Tout en se prononçant clairement en faveur d’un soutien aux réformes allant dans le sens de la démocratie et des droits de la personne dans l’ensemble du monde musulman, le présent rapport prend le soin de préciser qu’il ne saurait en aucune façon être question de vouloir exporter ou imposer «  notre modèle  » hors de notre pays. Les encouragements et le soutien requis, qui découlent d’une obligation commune d’instaurer des normes de droits reconnues internationalement, devraient prendre la forme d’une collaboration aussi étroite que possible avec les gouvernements et les organisations de la société civile des pays concernés. Parallèlement, et comme l’a souligné Noah Feldman, expert américain en matière de démocratie islamique, l’expérience que possède le Canada de la résolution des différences multiculturelles et de l’intégration d’immigrants d’origines variées peut se révéler utile aux pays qui doivent relever le défi que constitue l’adoption de réformes allant dans le sens de la démocratie et des droits de la personne. L’approche réfléchie du Canada dans le domaine de ces réformes peut constituer un atout de taille pour ceux et celles qui travaillent en vue de telles réformes dans les pays musulmans.

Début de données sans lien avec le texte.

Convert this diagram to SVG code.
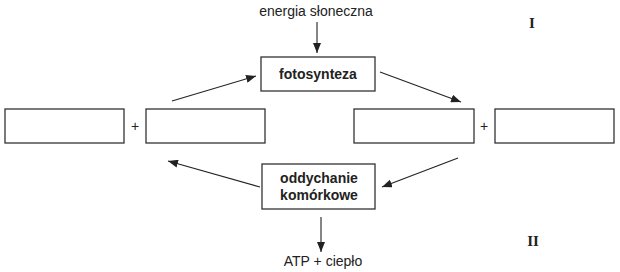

Promouvoir le partage des connaissances, le partenariat et le dialogue

Le présent rapport souligne également que bien des leçons peuvent être tirées de l’expérience accumulée par d’autres pays, tout particulièrement lorsqu’il s’agit d’apprendre des erreurs commises et de savoir ce qui doit être évité dans les pays musulmans ou non musulmans. Aucun pays ne détient toutes les réponses. Des partenariats doivent donc être établis au niveau international entre les organisations multilatérales, les pouvoirs publics, les intervenants non gouvernementaux et les organismes de la société civile. Les activités interculturelles et interconfessionnelles qui contribuent à un dialogue fructueux entre les civilisations et au sein des civilisations doivent également être encouragées.

Inclure les musulmans canadiens et favoriser une participation publique élargie

Les ressources qui sont propres à la société canadienne, en particulier les idées et les compétences des membres des communautés musulmanes, qui ne cessent d’augmenter au Canada, devraient également constituer un important facteur d’apprentissage et d’accroissement des connaissances. Le présent rapport constate que de nombreux musulmans canadiens souhaitent jouer un rôle plus important dans l’élaboration de la politique étrangère canadienne. Leurs compétences pourraient de plus s’avérer extrêmement utiles pour accroître la capacité du Canada à renforcer ses relations diplomatiques avec les régions et les pays clés du monde musulman. Par ailleurs, il est important que l’ensemble du public canadien s’intéresse plus aux questions qui touchent aux relations du Canada avec le monde musulman. Le présent rapport invite le gouvernement à encourager sa participation, surtout dans le cadre de l’examen de la politique internationale qui doit avoir lieu.

Renforcer la présence et l’efficacité diplomatiques du Canada dans le monde musulman

Un point sur lequel sont revenus fréquemment, et avec insistance, les témoins entendus par le Comité, tant ici qu’à l’étranger, est que le Canada devrait s’efforcer d’avoir une présence plus visible et plus efficace dans le monde musulman. Nombreux ont été les témoins qui ont déclaré que les Canadiens bénéficient déjà d’une bonne image et d’un bon accueil dans les pays musulmans, même si le Canada demeure souvent encore mal connu. Notre pays est surtout apprécié en tant que modèle de société pluraliste et accueillante, partisane du multilatéralisme, et capable de se démarquer par son indépendance sur la scène internationale, tout en gardant des liens étroits avec un voisin qui est la plus grande puissance mondiale. Le Canada a été pressé de jouer un rôle plus actif, et plus influent, dans les relations avec les pays musulmans et d’y affirmer avec plus de force son identité. Le présent rapport recommande à cette fin, et entre autres mesures : une représentation accrue, si nécessaire, dans ces régions/pays; des initiatives canadiennes et des échanges en matière de diplomatie publique, de culture, d’éducation et d’autres activités liées à la connaissance, ainsi que projets en partenariat avec le secteur privé et les organisations non gouvernementales (ONG).

Renforcer les moyens de la politique étrangère canadienne dans le cadre d’une approche stratégique du monde musulman

Pour conclure, le présent rapport réitère un point souligné dans les précédents rapports du Comité, à savoir que des initiatives politiques telles que celles précédemment évoquées, aussi justifiées et bien intentionnées qu’elles puissent être, auront peu d’effet si elles ne sont pas accompagnées des moyens et des ressources requis pour les mener à terme. La première recommandation du présent rapport, qui invite le gouvernement à adopter, dans ses relations avec les pays musulmans, une approche prospective stratégique, est ainsi suivie de plusieurs recommandations pratiques, notamment accorder un soutien permettant d’accroître les ressources linguistiques et analytiques du pays. Faute de tels outils de politique étrangère, l’objectif qui consiste à renforcer nos relations avec les pays du monde musulman risque de demeurer lettre morte. Prenant l’Europe en exemple, le présent rapport recommande également que le gouvernement envisage d’établir, au sein du ministère des Affaires étrangères et du Commerce international, un mécanisme de coordination des activités de dialogue avec les pays du monde musulman.